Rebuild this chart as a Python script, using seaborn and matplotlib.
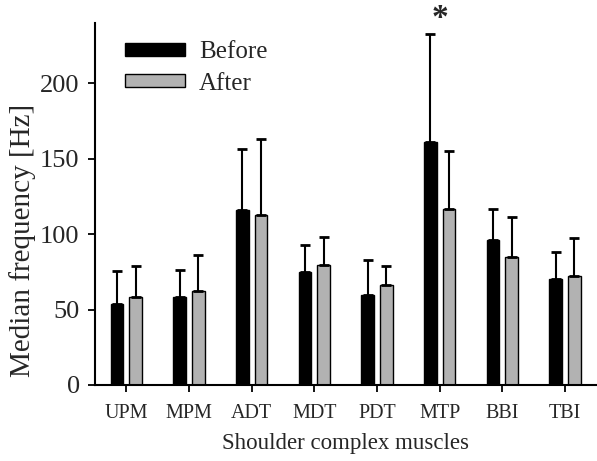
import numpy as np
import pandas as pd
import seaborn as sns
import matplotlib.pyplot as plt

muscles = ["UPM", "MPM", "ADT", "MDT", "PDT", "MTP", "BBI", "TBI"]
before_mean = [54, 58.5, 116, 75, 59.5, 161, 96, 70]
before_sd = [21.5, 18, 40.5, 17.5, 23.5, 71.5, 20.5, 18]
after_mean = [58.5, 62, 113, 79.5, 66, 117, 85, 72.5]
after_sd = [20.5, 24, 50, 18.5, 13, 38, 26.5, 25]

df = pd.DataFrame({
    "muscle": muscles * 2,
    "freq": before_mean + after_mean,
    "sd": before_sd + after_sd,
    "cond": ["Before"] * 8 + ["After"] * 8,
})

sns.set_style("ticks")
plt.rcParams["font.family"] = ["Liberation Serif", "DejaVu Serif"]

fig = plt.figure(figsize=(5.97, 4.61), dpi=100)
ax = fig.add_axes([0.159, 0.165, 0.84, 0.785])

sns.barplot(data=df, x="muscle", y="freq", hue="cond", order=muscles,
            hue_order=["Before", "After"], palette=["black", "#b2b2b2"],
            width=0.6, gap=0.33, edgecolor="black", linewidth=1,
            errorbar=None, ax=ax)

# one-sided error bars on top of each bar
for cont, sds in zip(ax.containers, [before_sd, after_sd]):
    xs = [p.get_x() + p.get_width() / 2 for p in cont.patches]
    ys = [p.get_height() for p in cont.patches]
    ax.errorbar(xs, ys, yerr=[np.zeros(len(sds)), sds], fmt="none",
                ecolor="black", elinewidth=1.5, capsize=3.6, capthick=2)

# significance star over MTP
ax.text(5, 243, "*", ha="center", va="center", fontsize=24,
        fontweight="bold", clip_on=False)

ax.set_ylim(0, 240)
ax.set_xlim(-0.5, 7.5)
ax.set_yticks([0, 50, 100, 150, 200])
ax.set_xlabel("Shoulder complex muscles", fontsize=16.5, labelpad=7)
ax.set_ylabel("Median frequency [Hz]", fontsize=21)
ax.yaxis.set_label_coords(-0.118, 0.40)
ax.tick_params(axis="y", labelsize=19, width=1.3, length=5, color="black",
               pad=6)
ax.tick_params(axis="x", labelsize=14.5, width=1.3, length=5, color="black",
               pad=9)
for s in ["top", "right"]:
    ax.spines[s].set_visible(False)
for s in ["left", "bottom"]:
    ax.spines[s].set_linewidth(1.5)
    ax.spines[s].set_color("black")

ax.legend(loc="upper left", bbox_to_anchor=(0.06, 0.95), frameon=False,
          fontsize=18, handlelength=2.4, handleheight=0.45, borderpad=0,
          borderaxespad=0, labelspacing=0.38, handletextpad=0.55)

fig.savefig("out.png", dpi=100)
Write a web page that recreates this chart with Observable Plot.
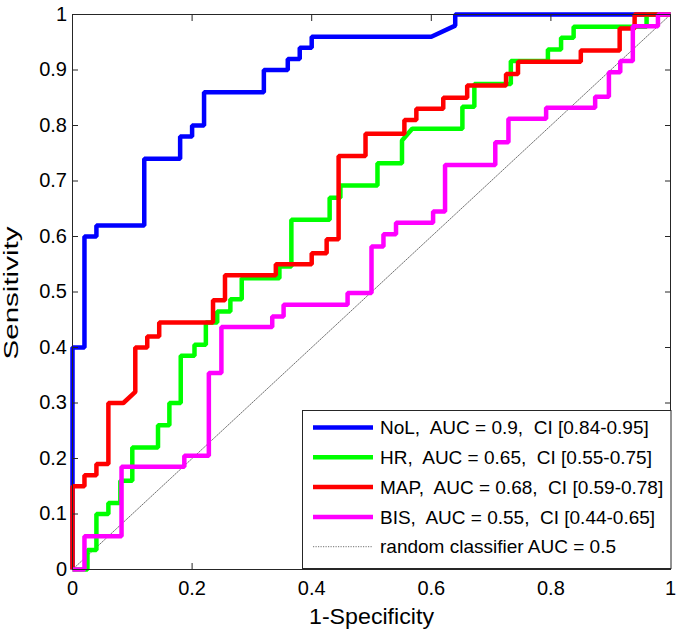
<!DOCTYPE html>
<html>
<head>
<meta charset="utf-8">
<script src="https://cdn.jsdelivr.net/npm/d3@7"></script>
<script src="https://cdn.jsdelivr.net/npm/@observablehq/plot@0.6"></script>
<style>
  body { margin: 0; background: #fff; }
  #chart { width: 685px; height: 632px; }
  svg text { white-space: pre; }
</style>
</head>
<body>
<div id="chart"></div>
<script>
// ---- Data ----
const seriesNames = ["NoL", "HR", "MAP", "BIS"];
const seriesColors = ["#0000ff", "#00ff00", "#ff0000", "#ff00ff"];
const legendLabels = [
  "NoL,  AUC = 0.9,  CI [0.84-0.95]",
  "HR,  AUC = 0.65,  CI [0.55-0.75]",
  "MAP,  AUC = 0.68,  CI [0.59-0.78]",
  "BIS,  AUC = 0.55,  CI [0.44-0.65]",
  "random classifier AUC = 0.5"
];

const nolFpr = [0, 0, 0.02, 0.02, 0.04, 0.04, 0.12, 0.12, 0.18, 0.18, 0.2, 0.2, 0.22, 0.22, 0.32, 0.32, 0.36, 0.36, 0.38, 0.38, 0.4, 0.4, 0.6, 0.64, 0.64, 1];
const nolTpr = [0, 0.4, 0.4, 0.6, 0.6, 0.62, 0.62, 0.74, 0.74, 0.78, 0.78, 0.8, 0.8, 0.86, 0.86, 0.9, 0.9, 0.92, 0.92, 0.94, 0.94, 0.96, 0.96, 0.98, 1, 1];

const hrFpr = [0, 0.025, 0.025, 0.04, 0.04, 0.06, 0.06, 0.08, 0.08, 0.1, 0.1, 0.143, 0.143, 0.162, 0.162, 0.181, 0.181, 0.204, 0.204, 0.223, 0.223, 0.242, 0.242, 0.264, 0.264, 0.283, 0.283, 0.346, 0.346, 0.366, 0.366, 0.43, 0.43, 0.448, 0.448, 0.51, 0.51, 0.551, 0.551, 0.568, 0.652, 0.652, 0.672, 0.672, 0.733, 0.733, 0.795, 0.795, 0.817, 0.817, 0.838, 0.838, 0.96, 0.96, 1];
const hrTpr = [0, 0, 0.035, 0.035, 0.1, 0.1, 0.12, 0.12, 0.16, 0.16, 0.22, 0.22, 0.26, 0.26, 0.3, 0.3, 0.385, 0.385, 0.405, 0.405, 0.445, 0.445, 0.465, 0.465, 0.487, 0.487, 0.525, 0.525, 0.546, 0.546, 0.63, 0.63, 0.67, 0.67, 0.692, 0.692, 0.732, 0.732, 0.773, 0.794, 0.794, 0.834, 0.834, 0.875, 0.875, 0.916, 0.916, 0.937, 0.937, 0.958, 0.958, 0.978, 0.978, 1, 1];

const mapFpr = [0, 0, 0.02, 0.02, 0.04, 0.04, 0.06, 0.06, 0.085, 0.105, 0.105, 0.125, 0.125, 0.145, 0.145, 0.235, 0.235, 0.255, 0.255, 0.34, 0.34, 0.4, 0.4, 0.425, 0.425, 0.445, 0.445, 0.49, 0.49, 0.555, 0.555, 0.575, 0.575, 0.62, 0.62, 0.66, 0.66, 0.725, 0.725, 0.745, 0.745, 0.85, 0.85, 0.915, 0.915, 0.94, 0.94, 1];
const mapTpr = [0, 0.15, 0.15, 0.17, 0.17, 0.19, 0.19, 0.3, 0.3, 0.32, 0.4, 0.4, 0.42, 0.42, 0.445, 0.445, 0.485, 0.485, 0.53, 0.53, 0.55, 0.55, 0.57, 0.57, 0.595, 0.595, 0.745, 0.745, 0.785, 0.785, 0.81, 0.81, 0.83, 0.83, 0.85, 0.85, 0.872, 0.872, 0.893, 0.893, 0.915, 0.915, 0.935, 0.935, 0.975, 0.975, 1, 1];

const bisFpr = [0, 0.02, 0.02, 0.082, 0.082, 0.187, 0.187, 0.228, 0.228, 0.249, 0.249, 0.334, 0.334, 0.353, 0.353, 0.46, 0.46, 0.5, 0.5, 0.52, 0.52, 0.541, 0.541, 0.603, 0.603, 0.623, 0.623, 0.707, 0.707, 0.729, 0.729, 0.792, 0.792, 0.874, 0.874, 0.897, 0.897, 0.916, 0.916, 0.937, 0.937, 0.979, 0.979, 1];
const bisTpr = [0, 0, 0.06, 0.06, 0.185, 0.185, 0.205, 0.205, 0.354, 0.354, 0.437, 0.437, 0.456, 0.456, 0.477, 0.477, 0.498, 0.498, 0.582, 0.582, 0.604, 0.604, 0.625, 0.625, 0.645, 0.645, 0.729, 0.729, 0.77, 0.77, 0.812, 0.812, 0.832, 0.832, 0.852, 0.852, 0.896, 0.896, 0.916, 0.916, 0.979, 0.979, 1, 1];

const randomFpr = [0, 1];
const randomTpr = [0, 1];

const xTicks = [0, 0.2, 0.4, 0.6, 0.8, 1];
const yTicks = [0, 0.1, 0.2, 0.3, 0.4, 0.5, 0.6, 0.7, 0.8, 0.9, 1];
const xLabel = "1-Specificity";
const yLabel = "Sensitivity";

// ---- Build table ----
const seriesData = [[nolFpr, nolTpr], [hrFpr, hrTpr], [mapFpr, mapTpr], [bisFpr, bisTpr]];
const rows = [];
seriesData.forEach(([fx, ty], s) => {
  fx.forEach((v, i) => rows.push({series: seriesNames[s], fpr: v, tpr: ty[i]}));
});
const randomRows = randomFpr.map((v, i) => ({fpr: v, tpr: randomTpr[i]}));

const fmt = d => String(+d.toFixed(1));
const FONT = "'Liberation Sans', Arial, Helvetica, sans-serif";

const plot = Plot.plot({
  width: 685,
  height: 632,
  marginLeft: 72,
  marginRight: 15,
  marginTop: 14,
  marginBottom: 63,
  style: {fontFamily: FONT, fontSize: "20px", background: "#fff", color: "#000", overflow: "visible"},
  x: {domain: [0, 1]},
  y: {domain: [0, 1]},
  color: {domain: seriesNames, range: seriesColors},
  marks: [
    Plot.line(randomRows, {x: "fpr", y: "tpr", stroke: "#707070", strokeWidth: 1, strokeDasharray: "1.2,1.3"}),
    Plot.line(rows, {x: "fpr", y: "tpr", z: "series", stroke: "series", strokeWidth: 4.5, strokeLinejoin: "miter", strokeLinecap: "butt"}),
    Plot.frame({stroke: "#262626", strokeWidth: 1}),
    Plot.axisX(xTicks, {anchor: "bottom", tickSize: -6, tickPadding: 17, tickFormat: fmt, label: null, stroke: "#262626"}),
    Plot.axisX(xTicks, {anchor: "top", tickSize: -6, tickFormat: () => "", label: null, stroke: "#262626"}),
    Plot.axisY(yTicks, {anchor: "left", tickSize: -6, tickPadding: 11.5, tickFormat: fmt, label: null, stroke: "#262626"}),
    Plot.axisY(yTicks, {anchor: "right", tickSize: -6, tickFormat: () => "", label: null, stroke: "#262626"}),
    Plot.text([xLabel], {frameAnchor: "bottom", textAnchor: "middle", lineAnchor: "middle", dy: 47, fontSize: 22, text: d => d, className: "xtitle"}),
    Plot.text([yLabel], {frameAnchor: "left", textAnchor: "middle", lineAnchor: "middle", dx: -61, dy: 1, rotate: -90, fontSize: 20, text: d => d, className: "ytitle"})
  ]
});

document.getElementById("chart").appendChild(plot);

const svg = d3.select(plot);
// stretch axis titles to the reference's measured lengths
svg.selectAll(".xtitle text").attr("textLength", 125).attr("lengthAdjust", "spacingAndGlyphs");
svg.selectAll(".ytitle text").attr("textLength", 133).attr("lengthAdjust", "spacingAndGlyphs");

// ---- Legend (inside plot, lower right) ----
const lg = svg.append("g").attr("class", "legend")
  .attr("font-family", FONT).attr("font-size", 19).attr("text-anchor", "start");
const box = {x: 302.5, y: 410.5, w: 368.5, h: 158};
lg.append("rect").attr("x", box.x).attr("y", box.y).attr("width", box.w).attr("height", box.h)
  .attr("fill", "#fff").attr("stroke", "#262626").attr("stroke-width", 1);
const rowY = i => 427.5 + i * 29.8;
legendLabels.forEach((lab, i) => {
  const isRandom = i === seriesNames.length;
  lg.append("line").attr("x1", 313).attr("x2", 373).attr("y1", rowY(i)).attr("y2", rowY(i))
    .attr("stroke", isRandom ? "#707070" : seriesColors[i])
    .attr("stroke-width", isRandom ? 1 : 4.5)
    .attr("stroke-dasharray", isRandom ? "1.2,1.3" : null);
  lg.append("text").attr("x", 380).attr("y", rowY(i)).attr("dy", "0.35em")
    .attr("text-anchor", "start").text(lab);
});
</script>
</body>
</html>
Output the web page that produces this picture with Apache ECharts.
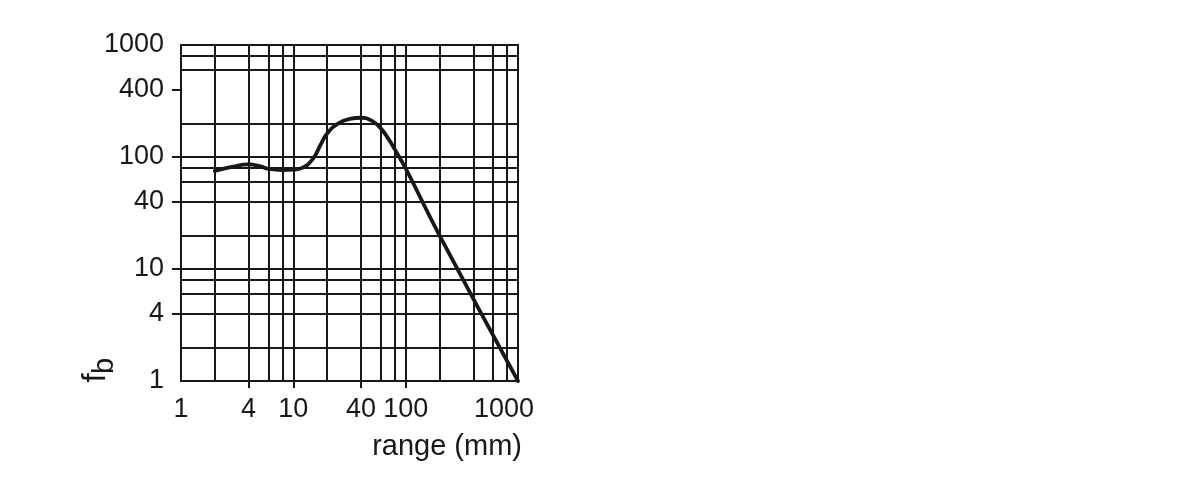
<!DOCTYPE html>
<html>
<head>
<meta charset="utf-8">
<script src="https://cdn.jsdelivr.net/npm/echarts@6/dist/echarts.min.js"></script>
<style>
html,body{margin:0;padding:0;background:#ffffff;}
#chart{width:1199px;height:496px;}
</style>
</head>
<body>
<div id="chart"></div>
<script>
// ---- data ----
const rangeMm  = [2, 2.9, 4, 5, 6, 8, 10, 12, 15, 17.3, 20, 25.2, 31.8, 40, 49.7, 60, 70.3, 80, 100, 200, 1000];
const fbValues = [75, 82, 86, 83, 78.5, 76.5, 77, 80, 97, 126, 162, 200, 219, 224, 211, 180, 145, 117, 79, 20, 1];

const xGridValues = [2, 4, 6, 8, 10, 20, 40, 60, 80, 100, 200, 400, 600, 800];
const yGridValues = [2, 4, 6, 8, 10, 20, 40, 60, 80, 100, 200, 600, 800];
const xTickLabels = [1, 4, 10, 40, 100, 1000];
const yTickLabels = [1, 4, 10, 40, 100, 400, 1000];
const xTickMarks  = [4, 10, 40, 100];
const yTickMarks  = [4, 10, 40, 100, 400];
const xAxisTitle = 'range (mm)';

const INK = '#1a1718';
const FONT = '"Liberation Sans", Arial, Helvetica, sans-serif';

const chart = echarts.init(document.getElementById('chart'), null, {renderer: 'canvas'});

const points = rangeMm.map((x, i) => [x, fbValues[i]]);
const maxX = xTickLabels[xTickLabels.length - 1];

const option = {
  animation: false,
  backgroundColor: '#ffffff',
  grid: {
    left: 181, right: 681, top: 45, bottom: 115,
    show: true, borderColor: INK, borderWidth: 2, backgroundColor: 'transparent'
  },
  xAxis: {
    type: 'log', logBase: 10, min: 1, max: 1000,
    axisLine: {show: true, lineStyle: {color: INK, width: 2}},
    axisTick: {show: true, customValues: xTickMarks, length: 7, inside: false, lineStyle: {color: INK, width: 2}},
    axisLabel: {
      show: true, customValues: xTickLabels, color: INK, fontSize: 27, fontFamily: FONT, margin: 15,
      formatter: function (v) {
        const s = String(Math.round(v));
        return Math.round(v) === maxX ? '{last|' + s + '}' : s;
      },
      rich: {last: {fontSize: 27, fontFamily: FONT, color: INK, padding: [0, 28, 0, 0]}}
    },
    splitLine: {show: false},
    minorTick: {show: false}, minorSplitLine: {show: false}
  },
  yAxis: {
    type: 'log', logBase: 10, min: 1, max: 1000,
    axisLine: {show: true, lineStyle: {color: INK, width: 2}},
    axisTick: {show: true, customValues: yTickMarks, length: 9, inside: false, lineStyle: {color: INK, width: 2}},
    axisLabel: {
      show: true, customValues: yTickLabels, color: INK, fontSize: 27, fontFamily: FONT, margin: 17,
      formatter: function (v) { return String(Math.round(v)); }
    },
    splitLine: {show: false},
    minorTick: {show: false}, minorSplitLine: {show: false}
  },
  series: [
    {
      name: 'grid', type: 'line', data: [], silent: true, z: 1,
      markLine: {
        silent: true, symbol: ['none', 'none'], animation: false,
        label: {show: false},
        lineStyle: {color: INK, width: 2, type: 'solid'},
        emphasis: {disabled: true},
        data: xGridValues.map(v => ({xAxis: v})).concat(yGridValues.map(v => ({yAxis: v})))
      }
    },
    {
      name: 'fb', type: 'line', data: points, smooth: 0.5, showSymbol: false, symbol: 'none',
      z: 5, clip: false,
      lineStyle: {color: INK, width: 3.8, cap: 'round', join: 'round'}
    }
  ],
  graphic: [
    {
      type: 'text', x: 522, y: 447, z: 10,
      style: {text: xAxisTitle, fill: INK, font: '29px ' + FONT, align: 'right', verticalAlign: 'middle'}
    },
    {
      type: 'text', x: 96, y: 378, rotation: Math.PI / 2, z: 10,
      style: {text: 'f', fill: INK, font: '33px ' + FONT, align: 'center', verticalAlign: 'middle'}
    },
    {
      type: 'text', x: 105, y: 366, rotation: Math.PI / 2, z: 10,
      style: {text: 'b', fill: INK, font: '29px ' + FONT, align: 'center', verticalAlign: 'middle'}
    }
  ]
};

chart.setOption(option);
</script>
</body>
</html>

--*--

__EXERCISE BRIEF__
Leave the pictures out and reproduce exactly the lines from the top of the listing above through the line with "errorbar=None, ax=ax)".

__OUTPUT__
Rebuild this chart as a Python script, using seaborn and matplotlib.
import numpy as np
import pandas as pd
import seaborn as sns
import matplotlib.pyplot as plt

muscles = ["UPM", "MPM", "ADT", "MDT", "PDT", "MTP", "BBI", "TBI"]
before_mean = [54, 58.5, 116, 75, 59.5, 161, 96, 70]
before_sd = [21.5, 18, 40.5, 17.5, 23.5, 71.5, 20.5, 18]
after_mean = [58.5, 62, 113, 79.5, 66, 117, 85, 72.5]
after_sd = [20.5, 24, 50, 18.5, 13, 38, 26.5, 25]

df = pd.DataFrame({
    "muscle": muscles * 2,
    "freq": before_mean + after_mean,
    "sd": before_sd + after_sd,
    "cond": ["Before"] * 8 + ["After"] * 8,
})

sns.set_style("ticks")
plt.rcParams["font.family"] = ["Liberation Serif", "DejaVu Serif"]

fig = plt.figure(figsize=(5.97, 4.61), dpi=100)
ax = fig.add_axes([0.159, 0.165, 0.84, 0.785])

sns.barplot(data=df, x="muscle", y="freq", hue="cond", order=muscles,
            hue_order=["Before", "After"], palette=["black", "#b2b2b2"],
            width=0.6, gap=0.33, edgecolor="black", linewidth=1,
            errorbar=None, ax=ax)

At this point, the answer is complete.